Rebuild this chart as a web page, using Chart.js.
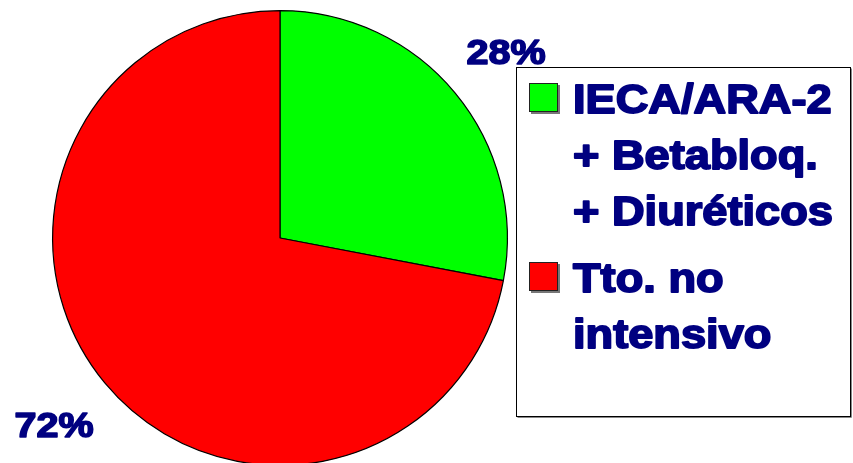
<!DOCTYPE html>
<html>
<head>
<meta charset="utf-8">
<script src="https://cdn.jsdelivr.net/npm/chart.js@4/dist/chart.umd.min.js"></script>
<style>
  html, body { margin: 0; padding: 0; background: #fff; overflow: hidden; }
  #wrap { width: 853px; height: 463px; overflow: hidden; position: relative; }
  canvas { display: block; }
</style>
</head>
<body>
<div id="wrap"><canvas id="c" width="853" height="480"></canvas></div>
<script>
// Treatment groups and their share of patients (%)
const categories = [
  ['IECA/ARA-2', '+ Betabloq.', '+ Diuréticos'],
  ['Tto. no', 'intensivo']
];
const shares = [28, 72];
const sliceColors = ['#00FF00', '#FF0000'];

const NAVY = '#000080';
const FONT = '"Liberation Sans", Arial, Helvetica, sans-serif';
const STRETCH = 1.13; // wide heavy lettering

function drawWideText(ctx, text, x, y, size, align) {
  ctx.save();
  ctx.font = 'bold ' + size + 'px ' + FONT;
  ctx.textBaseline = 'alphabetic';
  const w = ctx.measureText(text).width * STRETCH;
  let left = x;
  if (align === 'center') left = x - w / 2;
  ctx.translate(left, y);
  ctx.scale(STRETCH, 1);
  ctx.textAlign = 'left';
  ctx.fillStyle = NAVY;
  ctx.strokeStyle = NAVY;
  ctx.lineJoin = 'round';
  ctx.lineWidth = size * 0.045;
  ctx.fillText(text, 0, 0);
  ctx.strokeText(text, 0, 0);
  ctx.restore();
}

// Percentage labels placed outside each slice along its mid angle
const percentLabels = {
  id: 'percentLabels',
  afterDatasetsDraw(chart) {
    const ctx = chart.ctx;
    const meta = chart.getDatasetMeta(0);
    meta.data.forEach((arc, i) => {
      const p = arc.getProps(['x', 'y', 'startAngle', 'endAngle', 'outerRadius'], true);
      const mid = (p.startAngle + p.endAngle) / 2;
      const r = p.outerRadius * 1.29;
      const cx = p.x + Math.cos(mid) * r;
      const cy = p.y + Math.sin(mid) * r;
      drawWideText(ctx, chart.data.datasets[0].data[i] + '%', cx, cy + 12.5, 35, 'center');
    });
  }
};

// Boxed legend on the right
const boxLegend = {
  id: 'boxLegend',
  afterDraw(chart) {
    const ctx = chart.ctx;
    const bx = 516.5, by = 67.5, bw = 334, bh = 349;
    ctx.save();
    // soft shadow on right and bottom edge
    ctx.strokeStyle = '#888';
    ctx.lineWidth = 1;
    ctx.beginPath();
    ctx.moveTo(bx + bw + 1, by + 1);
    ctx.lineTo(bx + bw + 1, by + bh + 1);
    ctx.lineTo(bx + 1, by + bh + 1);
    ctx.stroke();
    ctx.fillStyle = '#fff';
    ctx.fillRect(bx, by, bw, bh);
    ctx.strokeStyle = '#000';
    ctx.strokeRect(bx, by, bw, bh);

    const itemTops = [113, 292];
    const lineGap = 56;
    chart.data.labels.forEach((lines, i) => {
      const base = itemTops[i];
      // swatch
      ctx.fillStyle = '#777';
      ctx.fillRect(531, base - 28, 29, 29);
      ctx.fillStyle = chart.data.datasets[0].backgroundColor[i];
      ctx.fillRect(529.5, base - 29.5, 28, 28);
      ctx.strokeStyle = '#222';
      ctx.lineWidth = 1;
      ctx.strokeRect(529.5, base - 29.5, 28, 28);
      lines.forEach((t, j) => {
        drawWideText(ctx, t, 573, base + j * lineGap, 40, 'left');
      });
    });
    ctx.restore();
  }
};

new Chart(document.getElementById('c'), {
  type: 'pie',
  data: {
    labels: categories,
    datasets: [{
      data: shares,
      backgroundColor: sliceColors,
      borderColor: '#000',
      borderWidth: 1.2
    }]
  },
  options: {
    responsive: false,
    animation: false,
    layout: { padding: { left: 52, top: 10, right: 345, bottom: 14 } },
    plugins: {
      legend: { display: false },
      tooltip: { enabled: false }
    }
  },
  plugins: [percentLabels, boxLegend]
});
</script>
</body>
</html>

* * *

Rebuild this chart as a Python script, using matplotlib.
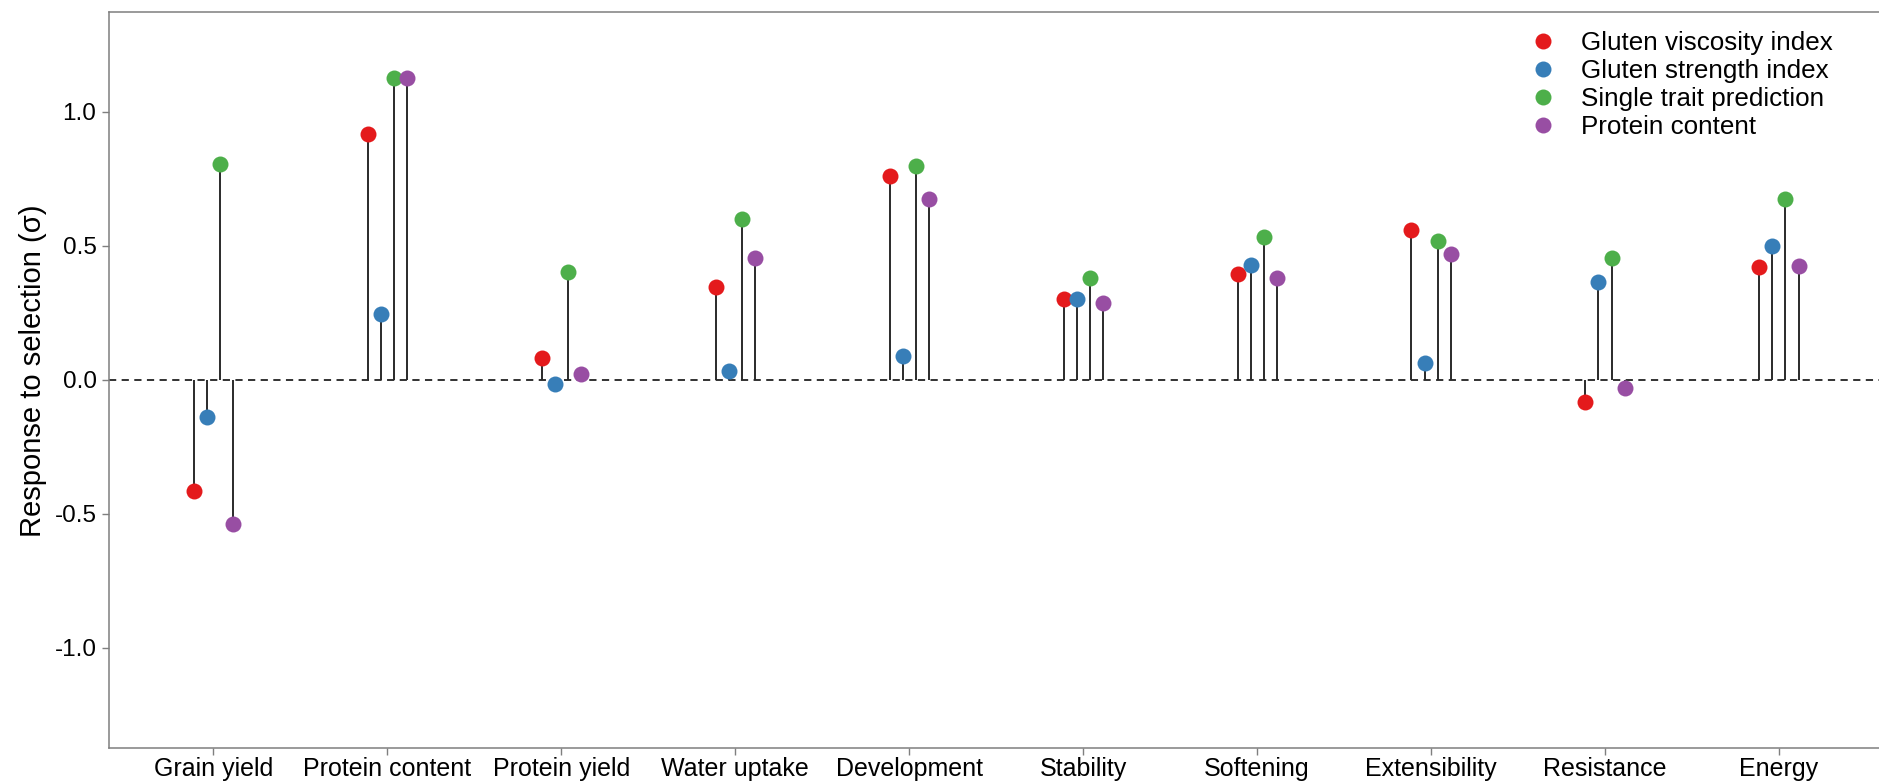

==

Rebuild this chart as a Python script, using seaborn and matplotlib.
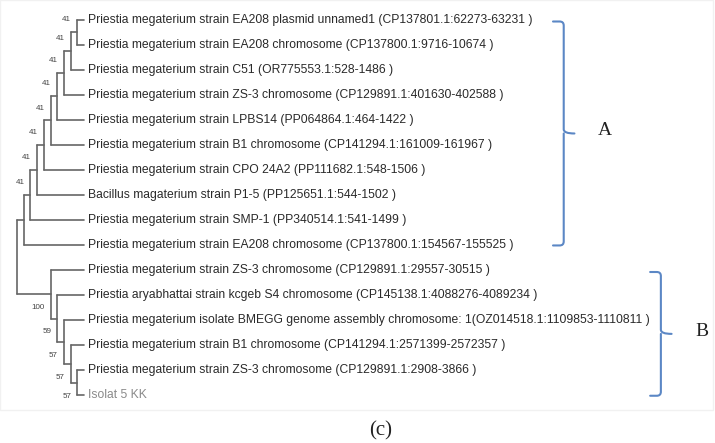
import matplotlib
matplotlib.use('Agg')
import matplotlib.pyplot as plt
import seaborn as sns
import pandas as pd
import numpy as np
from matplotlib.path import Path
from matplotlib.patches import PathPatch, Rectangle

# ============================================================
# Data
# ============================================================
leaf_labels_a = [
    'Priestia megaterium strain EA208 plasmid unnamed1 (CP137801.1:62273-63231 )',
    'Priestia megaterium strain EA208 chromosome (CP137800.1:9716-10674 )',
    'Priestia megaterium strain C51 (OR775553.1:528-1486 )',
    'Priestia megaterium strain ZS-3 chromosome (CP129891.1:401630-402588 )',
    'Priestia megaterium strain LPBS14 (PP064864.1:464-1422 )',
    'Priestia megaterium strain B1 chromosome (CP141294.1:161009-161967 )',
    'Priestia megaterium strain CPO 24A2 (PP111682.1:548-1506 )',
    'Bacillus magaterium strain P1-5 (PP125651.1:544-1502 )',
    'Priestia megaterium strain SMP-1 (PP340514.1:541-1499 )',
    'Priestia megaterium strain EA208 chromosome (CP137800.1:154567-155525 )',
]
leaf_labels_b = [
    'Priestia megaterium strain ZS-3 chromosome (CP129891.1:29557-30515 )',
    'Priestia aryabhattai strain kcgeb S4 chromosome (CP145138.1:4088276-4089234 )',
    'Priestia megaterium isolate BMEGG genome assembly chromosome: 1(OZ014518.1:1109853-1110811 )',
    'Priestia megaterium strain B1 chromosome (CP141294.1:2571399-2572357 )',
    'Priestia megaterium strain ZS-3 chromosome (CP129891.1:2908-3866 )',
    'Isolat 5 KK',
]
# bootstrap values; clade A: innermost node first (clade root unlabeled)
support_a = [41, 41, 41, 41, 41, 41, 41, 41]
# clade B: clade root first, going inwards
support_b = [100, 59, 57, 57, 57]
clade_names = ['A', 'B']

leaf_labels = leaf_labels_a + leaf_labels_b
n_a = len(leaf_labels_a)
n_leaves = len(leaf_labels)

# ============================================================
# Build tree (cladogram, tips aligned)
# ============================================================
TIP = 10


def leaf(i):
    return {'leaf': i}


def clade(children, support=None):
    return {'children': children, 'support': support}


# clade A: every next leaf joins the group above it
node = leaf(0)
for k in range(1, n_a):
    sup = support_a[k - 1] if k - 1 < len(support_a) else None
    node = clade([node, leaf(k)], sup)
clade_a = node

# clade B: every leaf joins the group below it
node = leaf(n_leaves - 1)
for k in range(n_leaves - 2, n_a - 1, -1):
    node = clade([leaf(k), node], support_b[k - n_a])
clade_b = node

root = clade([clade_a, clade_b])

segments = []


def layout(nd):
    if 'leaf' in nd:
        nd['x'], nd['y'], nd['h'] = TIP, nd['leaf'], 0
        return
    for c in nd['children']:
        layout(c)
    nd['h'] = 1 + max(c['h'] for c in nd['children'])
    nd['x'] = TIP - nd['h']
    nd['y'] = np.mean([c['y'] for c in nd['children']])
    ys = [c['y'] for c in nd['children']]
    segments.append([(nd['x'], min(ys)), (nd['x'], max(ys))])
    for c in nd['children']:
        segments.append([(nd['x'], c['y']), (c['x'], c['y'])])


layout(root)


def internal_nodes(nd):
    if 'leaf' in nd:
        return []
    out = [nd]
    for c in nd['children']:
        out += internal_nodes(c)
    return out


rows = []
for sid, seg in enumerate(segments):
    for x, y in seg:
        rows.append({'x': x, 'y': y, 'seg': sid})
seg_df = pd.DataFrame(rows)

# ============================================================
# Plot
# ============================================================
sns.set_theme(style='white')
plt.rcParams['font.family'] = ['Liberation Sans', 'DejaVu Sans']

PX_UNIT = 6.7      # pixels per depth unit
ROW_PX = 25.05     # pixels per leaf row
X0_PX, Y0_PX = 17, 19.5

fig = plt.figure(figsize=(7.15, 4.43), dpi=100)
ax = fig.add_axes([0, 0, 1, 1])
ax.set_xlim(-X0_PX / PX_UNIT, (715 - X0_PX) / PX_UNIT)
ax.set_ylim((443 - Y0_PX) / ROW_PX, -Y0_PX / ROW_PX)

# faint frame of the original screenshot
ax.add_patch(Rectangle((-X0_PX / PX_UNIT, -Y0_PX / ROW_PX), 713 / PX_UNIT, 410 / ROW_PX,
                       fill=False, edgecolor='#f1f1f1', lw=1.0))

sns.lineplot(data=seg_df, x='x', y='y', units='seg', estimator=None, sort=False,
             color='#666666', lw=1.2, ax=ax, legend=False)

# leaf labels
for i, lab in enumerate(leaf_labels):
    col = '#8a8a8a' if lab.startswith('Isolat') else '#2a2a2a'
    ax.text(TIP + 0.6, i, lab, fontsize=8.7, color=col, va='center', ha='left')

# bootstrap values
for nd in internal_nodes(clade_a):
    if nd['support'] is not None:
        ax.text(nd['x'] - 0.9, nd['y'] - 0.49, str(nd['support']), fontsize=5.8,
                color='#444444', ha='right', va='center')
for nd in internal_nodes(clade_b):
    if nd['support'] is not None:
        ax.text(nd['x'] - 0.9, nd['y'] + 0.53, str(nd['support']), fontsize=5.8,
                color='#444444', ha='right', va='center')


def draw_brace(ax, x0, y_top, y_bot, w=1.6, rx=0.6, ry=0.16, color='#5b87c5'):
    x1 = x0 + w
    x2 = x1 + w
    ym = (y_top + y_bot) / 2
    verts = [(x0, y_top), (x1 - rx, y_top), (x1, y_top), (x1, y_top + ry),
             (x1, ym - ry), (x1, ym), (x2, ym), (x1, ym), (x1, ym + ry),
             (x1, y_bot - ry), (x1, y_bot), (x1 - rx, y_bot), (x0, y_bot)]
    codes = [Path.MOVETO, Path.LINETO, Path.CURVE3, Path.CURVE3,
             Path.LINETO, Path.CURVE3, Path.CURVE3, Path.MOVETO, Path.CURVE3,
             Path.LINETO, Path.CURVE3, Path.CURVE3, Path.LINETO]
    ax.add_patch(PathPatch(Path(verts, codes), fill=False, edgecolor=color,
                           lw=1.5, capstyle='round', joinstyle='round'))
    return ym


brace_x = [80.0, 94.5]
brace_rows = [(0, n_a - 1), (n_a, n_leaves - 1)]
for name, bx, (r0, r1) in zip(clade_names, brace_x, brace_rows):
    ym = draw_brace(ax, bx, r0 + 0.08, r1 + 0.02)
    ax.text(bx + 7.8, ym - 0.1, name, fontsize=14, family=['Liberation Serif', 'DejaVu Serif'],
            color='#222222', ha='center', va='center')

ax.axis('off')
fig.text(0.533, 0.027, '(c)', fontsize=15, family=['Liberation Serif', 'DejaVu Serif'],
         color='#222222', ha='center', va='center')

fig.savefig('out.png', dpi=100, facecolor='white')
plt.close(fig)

_Aim_
Exactly and only the lines from the line with "Rebuild this chart as a Python script, using seaborn" to the line with "n_leaves = len(leaf_labels)", both ends included, should be echoed. Do not carry over the pictures.

_Exercise result_
Rebuild this chart as a Python script, using seaborn and matplotlib.
import matplotlib
matplotlib.use('Agg')
import matplotlib.pyplot as plt
import seaborn as sns
import pandas as pd
import numpy as np
from matplotlib.path import Path
from matplotlib.patches import PathPatch, Rectangle

# ============================================================
# Data
# ============================================================
leaf_labels_a = [
    'Priestia megaterium strain EA208 plasmid unnamed1 (CP137801.1:62273-63231 )',
    'Priestia megaterium strain EA208 chromosome (CP137800.1:9716-10674 )',
    'Priestia megaterium strain C51 (OR775553.1:528-1486 )',
    'Priestia megaterium strain ZS-3 chromosome (CP129891.1:401630-402588 )',
    'Priestia megaterium strain LPBS14 (PP064864.1:464-1422 )',
    'Priestia megaterium strain B1 chromosome (CP141294.1:161009-161967 )',
    'Priestia megaterium strain CPO 24A2 (PP111682.1:548-1506 )',
    'Bacillus magaterium strain P1-5 (PP125651.1:544-1502 )',
    'Priestia megaterium strain SMP-1 (PP340514.1:541-1499 )',
    'Priestia megaterium strain EA208 chromosome (CP137800.1:154567-155525 )',
]
leaf_labels_b = [
    'Priestia megaterium strain ZS-3 chromosome (CP129891.1:29557-30515 )',
    'Priestia aryabhattai strain kcgeb S4 chromosome (CP145138.1:4088276-4089234 )',
    'Priestia megaterium isolate BMEGG genome assembly chromosome: 1(OZ014518.1:1109853-1110811 )',
    'Priestia megaterium strain B1 chromosome (CP141294.1:2571399-2572357 )',
    'Priestia megaterium strain ZS-3 chromosome (CP129891.1:2908-3866 )',
    'Isolat 5 KK',
]
# bootstrap values; clade A: innermost node first (clade root unlabeled)
support_a = [41, 41, 41, 41, 41, 41, 41, 41]
# clade B: clade root first, going inwards
support_b = [100, 59, 57, 57, 57]
clade_names = ['A', 'B']

leaf_labels = leaf_labels_a + leaf_labels_b
n_a = len(leaf_labels_a)
n_leaves = len(leaf_labels)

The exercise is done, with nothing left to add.